(Your instructions)
Leave out the pictures and repeat the data exactly.

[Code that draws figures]
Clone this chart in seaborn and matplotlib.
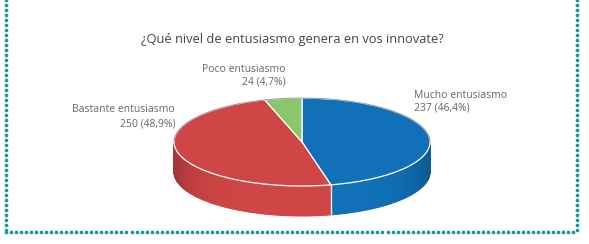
import numpy as np
import matplotlib
matplotlib.use("Agg")
import matplotlib.pyplot as plt
import seaborn as sns

categories = ["Mucho entusiasmo", "Bastante entusiasmo", "Poco entusiasmo"]
counts = [237, 250, 24]
shares = ["46,4%", "48,9%", "4,7%"]
colors = ["#1170B8", "#D04545", "#8CC66A"]
title = "¿Qué nivel de entusiasmo genera en vos innovate?"

W, H = 589, 244
cx, cy = 302, 142      # pie centre, px
rx, ry = 128, 44       # top ellipse radii, px
depth = 30 / ry

sns.set_theme(style="white")
plt.rcParams["font.family"] = ["Open Sans", "DejaVu Sans"]

fig = plt.figure(figsize=(W / 100, H / 100), dpi=100)
ax = fig.add_axes([0, 0, 1, 1])

# side wall of the cylinder, only the front half is visible
# gouraud mesh so it can darken smoothly towards the left and right ends
fractions = np.array(counts) / sum(counts)
edges = np.concatenate([[0], np.cumsum(fractions)]) * 2 * np.pi
for i, col in enumerate(colors):
    t = np.linspace(edges[i], edges[i + 1], 120)
    t = t[np.cos(t) <= 0.0]
    if len(t) < 2:
        continue
    xx = np.vstack([np.sin(t), np.sin(t)])
    yy = np.vstack([np.cos(t), np.cos(t) - depth])
    shade = 1 - 0.22 * np.abs(np.sin(t)) ** 6
    rgb = np.array(matplotlib.colors.to_rgb(col))[None, None, :] * shade[None, :, None]
    ax.pcolormesh(xx, yy, np.repeat(rgb, 2, axis=0), shading="gouraud", zorder=1)

# top face
ax.pie(counts, colors=colors, startangle=90, counterclock=False, radius=1,
       wedgeprops=dict(edgecolor="white", linewidth=0.9, zorder=2))
ax.set_aspect("auto")
ax.set_xlim(-cx / rx, (W - cx) / rx)
ax.set_ylim((cy - H) / ry, cy / ry)
ax.axis("off")

# white seam down the wall at the blue/red boundary
sx, sy = np.sin(edges[1]), np.cos(edges[1])
ax.plot([sx, sx], [sy, sy - depth], color="#f4e4e4", lw=1.0, zorder=3)
# thin dark line along the back of the top face
t = np.linspace(-np.pi / 2, np.pi / 2, 200)
ax.plot(np.sin(t), np.cos(t), color="#3f4a55", lw=0.6, alpha=0.6, zorder=3)

# dotted teal frame, open at the top
over = fig.add_axes([0, 0, 1, 1], facecolor="none")
over.set_xlim(0, W)
over.set_ylim(H, 0)
over.axis("off")
side = np.arange(0, 232, 5)
bottom = np.arange(6, 578, 5.02)
over.scatter([6] * len(side), side, s=7, color="#17999A", lw=0)
over.scatter([577] * len(side), side, s=7, color="#17999A", lw=0)
over.scatter(bottom, [232] * len(bottom), s=7, color="#17999A", lw=0)

over.text(292.5, 39, title, ha="center", va="center", fontsize=9.3, color="#444444")
tc = "#666666"
fs = 7.5
over.text(414, 95, categories[0], ha="left", va="center", fontsize=fs, color=tc)
over.text(414, 108, f"{counts[0]} ({shares[0]})", ha="left", va="center", fontsize=fs, color=tc)
over.text(175, 110, categories[1], ha="right", va="center", fontsize=fs, color=tc)
over.text(175, 124, f"{counts[1]} ({shares[1]})", ha="right", va="center", fontsize=fs, color=tc)
over.text(286, 69, categories[2], ha="right", va="center", fontsize=fs, color=tc)
over.text(286, 82, f"{counts[2]} ({shares[2]})", ha="right", va="center", fontsize=fs, color=tc)

fig.savefig("out.png", dpi=100)
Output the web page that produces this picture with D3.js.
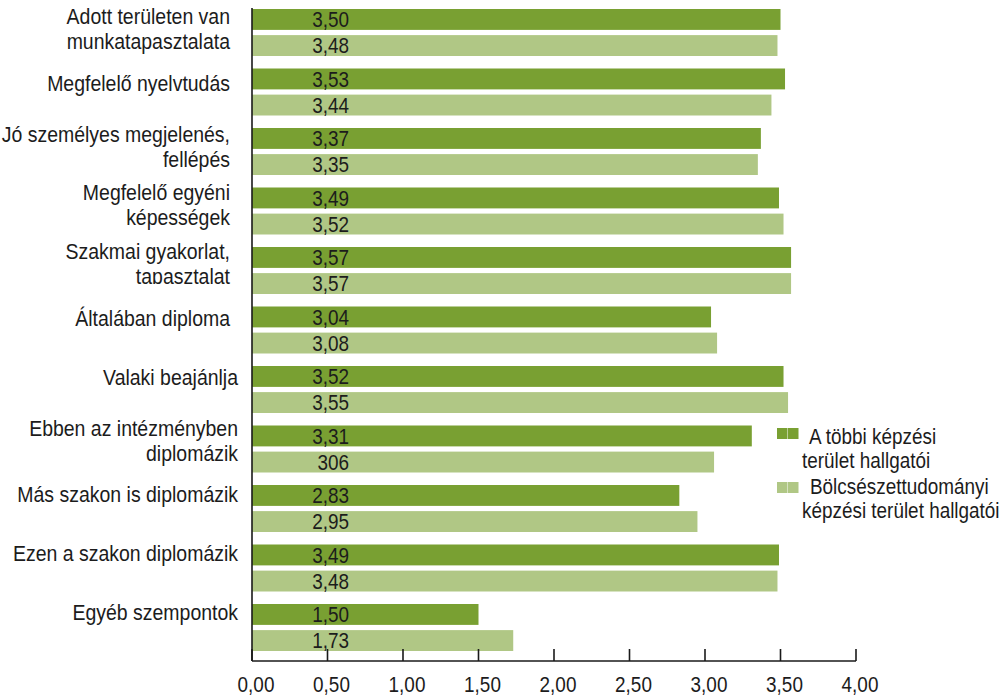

(Task solution)
Clone this chart in seaborn and matplotlib.
import numpy as np
import matplotlib
matplotlib.use("Agg")
import matplotlib.pyplot as plt
import seaborn as sns

categories = ["Mucho entusiasmo", "Bastante entusiasmo", "Poco entusiasmo"]
counts = [237, 250, 24]
shares = ["46,4%", "48,9%", "4,7%"]
colors = ["#1170B8", "#D04545", "#8CC66A"]
title = "¿Qué nivel de entusiasmo genera en vos innovate?"

W, H = 589, 244
cx, cy = 302, 142      # pie centre, px
rx, ry = 128, 44       # top ellipse radii, px
depth = 30 / ry

sns.set_theme(style="white")
plt.rcParams["font.family"] = ["Open Sans", "DejaVu Sans"]

fig = plt.figure(figsize=(W / 100, H / 100), dpi=100)
ax = fig.add_axes([0, 0, 1, 1])

# side wall of the cylinder, only the front half is visible
# gouraud mesh so it can darken smoothly towards the left and right ends
fractions = np.array(counts) / sum(counts)
edges = np.concatenate([[0], np.cumsum(fractions)]) * 2 * np.pi
for i, col in enumerate(colors):
    t = np.linspace(edges[i], edges[i + 1], 120)
    t = t[np.cos(t) <= 0.0]
    if len(t) < 2:
        continue
    xx = np.vstack([np.sin(t), np.sin(t)])
    yy = np.vstack([np.cos(t), np.cos(t) - depth])
    shade = 1 - 0.22 * np.abs(np.sin(t)) ** 6
    rgb = np.array(matplotlib.colors.to_rgb(col))[None, None, :] * shade[None, :, None]
    ax.pcolormesh(xx, yy, np.repeat(rgb, 2, axis=0), shading="gouraud", zorder=1)

# top face
ax.pie(counts, colors=colors, startangle=90, counterclock=False, radius=1,
       wedgeprops=dict(edgecolor="white", linewidth=0.9, zorder=2))
ax.set_aspect("auto")
ax.set_xlim(-cx / rx, (W - cx) / rx)
ax.set_ylim((cy - H) / ry, cy / ry)
ax.axis("off")

# white seam down the wall at the blue/red boundary
sx, sy = np.sin(edges[1]), np.cos(edges[1])
ax.plot([sx, sx], [sy, sy - depth], color="#f4e4e4", lw=1.0, zorder=3)
# thin dark line along the back of the top face
t = np.linspace(-np.pi / 2, np.pi / 2, 200)
ax.plot(np.sin(t), np.cos(t), color="#3f4a55", lw=0.6, alpha=0.6, zorder=3)

# dotted teal frame, open at the top
over = fig.add_axes([0, 0, 1, 1], facecolor="none")
over.set_xlim(0, W)
over.set_ylim(H, 0)
over.axis("off")
side = np.arange(0, 232, 5)
bottom = np.arange(6, 578, 5.02)
over.scatter([6] * len(side), side, s=7, color="#17999A", lw=0)
over.scatter([577] * len(side), side, s=7, color="#17999A", lw=0)
over.scatter(bottom, [232] * len(bottom), s=7, color="#17999A", lw=0)

over.text(292.5, 39, title, ha="center", va="center", fontsize=9.3, color="#444444")
tc = "#666666"
fs = 7.5
over.text(414, 95, categories[0], ha="left", va="center", fontsize=fs, color=tc)
over.text(414, 108, f"{counts[0]} ({shares[0]})", ha="left", va="center", fontsize=fs, color=tc)
over.text(175, 110, categories[1], ha="right", va="center", fontsize=fs, color=tc)
over.text(175, 124, f"{counts[1]} ({shares[1]})", ha="right", va="center", fontsize=fs, color=tc)
over.text(286, 69, categories[2], ha="right", va="center", fontsize=fs, color=tc)
over.text(286, 82, f"{counts[2]} ({shares[2]})", ha="right", va="center", fontsize=fs, color=tc)

fig.savefig("out.png", dpi=100)
Output the web page that produces this picture with D3.js.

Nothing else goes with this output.